When I first met Harry Robinson, I knew he was a rake. Oh, I don’t mean the sort of rake one so often meets in Regency Romances, a man who is vilified by polite society while anxious Mamas warn their precious little chicks about him. They say he is wicked, beyond the pale, not fit for decent company.
Yet, so often, when one meets these gentlemen, we find there is little substance behind the reputation. Yes, they enjoy flirtations with willing and experienced women. They gamble in less than salubrious establishments and they indulge in pranks that have older, wiser heads shaking.

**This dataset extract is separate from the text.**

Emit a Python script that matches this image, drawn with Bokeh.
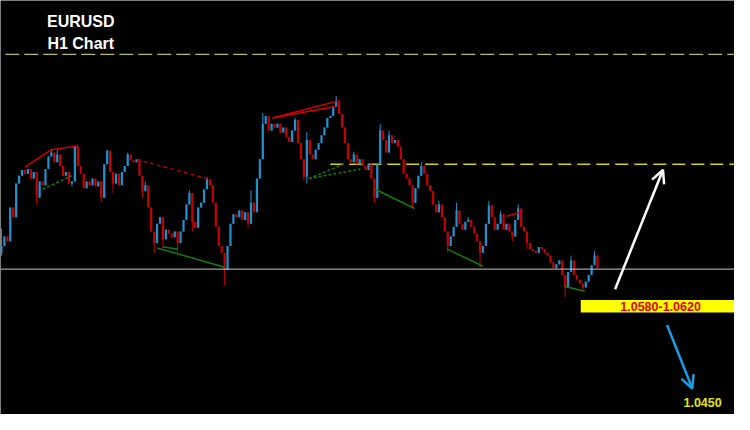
from bokeh.plotting import figure
from bokeh.models import Range1d, Span, Arrow, OpenHead, ColumnDataSource
from bokeh.core.properties import value
from bokeh.embed import file_html
from bokeh.resources import INLINE

# ---------------- data (EURUSD H1) ----------------
first_open = 1.0568
closes = [
    1.0575, 1.0585, 1.0580, 1.0615, 1.0605, 1.0640, 1.0648, 1.0654, 1.0650, 1.0655,
    1.0645, 1.0652, 1.0625, 1.0642, 1.0638, 1.0655, 1.0668, 1.0672, 1.0662, 1.0670,
    1.0658, 1.0648, 1.0652, 1.0640, 1.0642, 1.0678, 1.0658, 1.0650, 1.0635, 1.0642,
    1.0638, 1.0645, 1.0637, 1.0642, 1.0625, 1.0660, 1.0674, 1.0652, 1.0640, 1.0650,
    1.0638, 1.0652, 1.0658, 1.0670, 1.0664, 1.0662, 1.0665, 1.0648, 1.0632, 1.0638,
    1.0615, 1.0590, 1.0578, 1.0598, 1.0605, 1.0582, 1.0592, 1.0588, 1.0584, 1.0590,
    1.0578, 1.0590, 1.0602, 1.0618, 1.0630, 1.0600, 1.0594, 1.0615, 1.0620, 1.0634,
    1.0644, 1.0638, 1.0620, 1.0595, 1.0575, 1.0568, 1.0550, 1.0575, 1.0598, 1.0608,
    1.0605, 1.0612, 1.0602, 1.0610, 1.0598, 1.0620, 1.0610, 1.0645, 1.0665, 1.0702,
    1.0710, 1.0695, 1.0702, 1.0698, 1.0702, 1.0693, 1.0698, 1.0688, 1.0683, 1.0695,
    1.0706, 1.0682, 1.0665, 1.0647, 1.0685, 1.0670, 1.0665, 1.0675, 1.0682, 1.0690,
    1.0698, 1.0708, 1.0710, 1.0720, 1.0725, 1.0712, 1.0698, 1.0682, 1.0665, 1.0662,
    1.0670, 1.0660, 1.0665, 1.0658, 1.0654, 1.0660, 1.0645, 1.0625, 1.0660, 1.0695,
    1.0685, 1.0672, 1.0690, 1.0682, 1.0685, 1.0678, 1.0665, 1.0650, 1.0645, 1.0638,
    1.0620, 1.0635, 1.0648, 1.0658, 1.0650, 1.0638, 1.0632, 1.0618, 1.0610, 1.0618,
    1.0605, 1.0590, 1.0575, 1.0585, 1.0595, 1.0612, 1.0598, 1.0592, 1.0600, 1.0602,
    1.0595, 1.0588, 1.0580, 1.0568, 1.0575, 1.0598, 1.0617, 1.0605, 1.0592, 1.0598,
    1.0608, 1.0592, 1.0598, 1.0590, 1.0585, 1.0602, 1.0614, 1.0595, 1.0590, 1.0578,
    1.0572, 1.0570, 1.0568, 1.0574, 1.0572, 1.0568, 1.0565, 1.0558, 1.0552, 1.0556,
    1.0560, 1.0545, 1.0532, 1.0548, 1.0560, 1.0545, 1.0540, 1.0536, 1.0532, 1.0538,
    1.0545, 1.0555, 1.0565, 1.0552,
]
# wick extremes that stand out beyond the bodies (bar index -> price)
high_marks = {0: 1.0593, 17: 1.0676, 19: 1.0675, 26: 1.0679, 36: 1.0675, 43: 1.0672,
              49: 1.0642, 64: 1.0633, 70: 1.0647, 85: 1.0633, 89: 1.0713, 100: 1.0708,
              104: 1.0693, 114: 1.0731, 120: 1.0673, 129: 1.0702, 132: 1.0695,
              143: 1.0662, 149: 1.0622, 155: 1.0620, 159: 1.0605, 166: 1.0622,
              170: 1.0611, 176: 1.0618, 194: 1.0565, 202: 1.0570}
low_marks = {0: 1.0565, 12: 1.0618, 24: 1.0637, 34: 1.0620, 38: 1.0630, 48: 1.0625,
             52: 1.0568, 55: 1.0573, 60: 1.0567, 65: 1.0590, 76: 1.0534, 84: 1.0594,
             103: 1.0643, 104: 1.0640, 127: 1.0620, 140: 1.0615, 152: 1.0568,
             163: 1.0553, 174: 1.0580, 179: 1.0572, 192: 1.0522, 198: 1.0528}

# horizontal levels
upper_level = 1.0774
mid_level = 1.0660
mid_level_start = 112
support_level = 1.0551
band_low, band_high = 1.0506, 1.0519
band_start = 197.3
band_label = "1.0580-1.0620"
target_label = "1.0450"
title_lines = ["EURUSD", "H1 Chart"]

# trend lines drawn by the analyst: (x0, y0, x1, y1, colour, dash)
trend_lines = [
    (8, 1.0657, 17, 1.0675, "#d40000", "solid"),
    (17, 1.0675, 26, 1.0679, "#d40000", "solid"),
    (14, 1.0634, 24, 1.0648, "#127a12", "3 2"),
    (46, 1.0665, 70, 1.0645, "#b00000", "4 3"),
    (53, 1.0573, 76, 1.0553, "#127a12", "solid"),
    (55, 1.0574, 60, 1.0572, "#127a12", "solid"),
    (92.3, 1.0708, 115, 1.0726, "#d40000", "solid"),
    (92.3, 1.0708, 113.7, 1.0720, "#d40000", "solid"),
    (104.7, 1.0645, 117.3, 1.0661, "#127a12", "3 2"),
    (104.7, 1.0645, 122.3, 1.0655, "#127a12", "3 2"),
    (127.3, 1.0634, 140.7, 1.0614, "#127a12", "solid"),
    (151.7, 1.0572, 164, 1.0554, "#127a12", "solid"),
    (172, 1.0606, 177, 1.0610, "#d40000", "solid"),
    (192, 1.0533, 198.7, 1.0528, "#127a12", "solid"),
]
# projected moves
up_arrow = (209, 1.0530, 225.3, 1.0654)
down_arrow = (226.7, 1.0493, 235.3, 1.0427)

# ---------------- build ----------------
idx = list(range(len(closes)))
opens = [first_open] + closes[:-1]
tops = [max(o, c) for o, c in zip(opens, closes)]
bots = [min(o, c) for o, c in zip(opens, closes)]
highs = [high_marks.get(i, t) for i, t in zip(idx, tops)]
lows = [low_marks.get(i, b) for i, b in zip(idx, bots)]
BLUE, RED = "#1f93cf", "#c80000"
colors = [BLUE if c >= o else RED for o, c in zip(opens, closes)]

src = ColumnDataSource(dict(x=idx, top=tops, bottom=bots, high=highs, low=lows, color=colors))

p = figure(width=734, height=414, output_backend="svg", toolbar_location=None,
           x_range=Range1d(-0.33, 249.67), y_range=Range1d(1.0400, 1.0830),
           background_fill_color="black", border_fill_color="black", min_border=0)
p.outline_line_color = None
p.xaxis.visible = False
p.yaxis.visible = False
p.xgrid.visible = False
p.ygrid.visible = False

# levels
p.segment(x0=[1.3], y0=[upper_level], x1=[260], y1=[upper_level],
          line_color="#b8b860", line_width=1.2, line_dash="14 5")
p.add_layout(Span(location=support_level, dimension="width", line_color="#c8c8c8", line_width=1))
p.segment(x0=[mid_level_start], y0=[mid_level], x1=[260], y1=[mid_level],
          line_color="#d4d400", line_width=1.5, line_dash="13 6")

# bars
p.segment(x0="x", y0="low", x1="x", y1="high", color="color", line_width=1, source=src)
p.vbar(x="x", top="top", bottom="bottom", width=0.75, fill_color="color",
       line_color=None, source=src)

# trend lines
for x0, y0, x1, y1, col, dash in trend_lines:
    p.segment(x0=[x0], y0=[y0], x1=[x1], y1=[y1], line_color=col, line_width=1.5, line_dash=dash)

# band with range label
p.quad(left=[band_start], right=[260], bottom=[band_low], top=[band_high],
       fill_color="#ffff00", line_color=None)
p.text(x=[224.5], y=[(band_low + band_high) / 2], text=[band_label], text_color="#e00000",
       text_font=value("Liberation Sans"), text_font_style="bold", text_font_size="12.5px",
       text_align="center", text_baseline="middle")
p.text(x=[238.8], y=[1.0412], text=[target_label], text_color="#e6e600",
       text_font=value("Liberation Sans"), text_font_style="bold", text_font_size="12.5px",
       text_align="center", text_baseline="middle")

# title
p.text(x=[27, 27], y=[1.0808, 1.0785], text=title_lines, text_color="white",
       text_font=value("Liberation Sans"), text_font_style="bold", text_font_size="16px",
       text_align="center", text_baseline="middle")

# arrows
ux0, uy0, ux1, uy1 = up_arrow
p.add_layout(Arrow(end=OpenHead(size=13, line_color="white", line_width=2.5),
                   x_start=ux0, y_start=uy0, x_end=ux1, y_end=uy1,
                   line_color="white", line_width=2.5))
dx0, dy0, dx1, dy1 = down_arrow
p.add_layout(Arrow(end=OpenHead(size=13, line_color="#1e9be0", line_width=2.5),
                   x_start=dx0, y_start=dy0, x_end=dx1, y_end=dy1,
                   line_color="#1e9be0", line_width=2.5))

html = file_html(p, INLINE).replace("<body>", '<body style="background:#000000">', 1)
open("out.html", "w").write(html)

But for all their hell-raising, they have a certain code. They don’t seduce innocents, or mess with the emotions of ladies who don’t understand how the game is played. When they find a damsel in distress, they feel obliged to help her, without ulterior motives. They act with honour and give the lie to the sobriquet, rake.
Harry was different. Lonely and embittered, he has a low opinion of women. To him, there are no female innocents, so there’s no-one whose virtue is off-limits, including the fiancees of his friends. Especially the fiancees of his friends. This truly is a man you would not want near your daughter.
When he first encounters Hope Fielding, she is being attacked in the street. Harry doesn’t help her. He walks on by and leaves her to her fate. Harry only makes an effort to help her after she has helped him, saving him from a vicious beating. He repays a favour.
For Harry, A Good Man is a story of redemption. As he helps Hope flee her duplicitous husband and his vicious valet, Harry begins to realise that not every woman is evil. He has to rethink his own actions and come to terms with his own past. And all while trying to save the life of the woman he has come to love.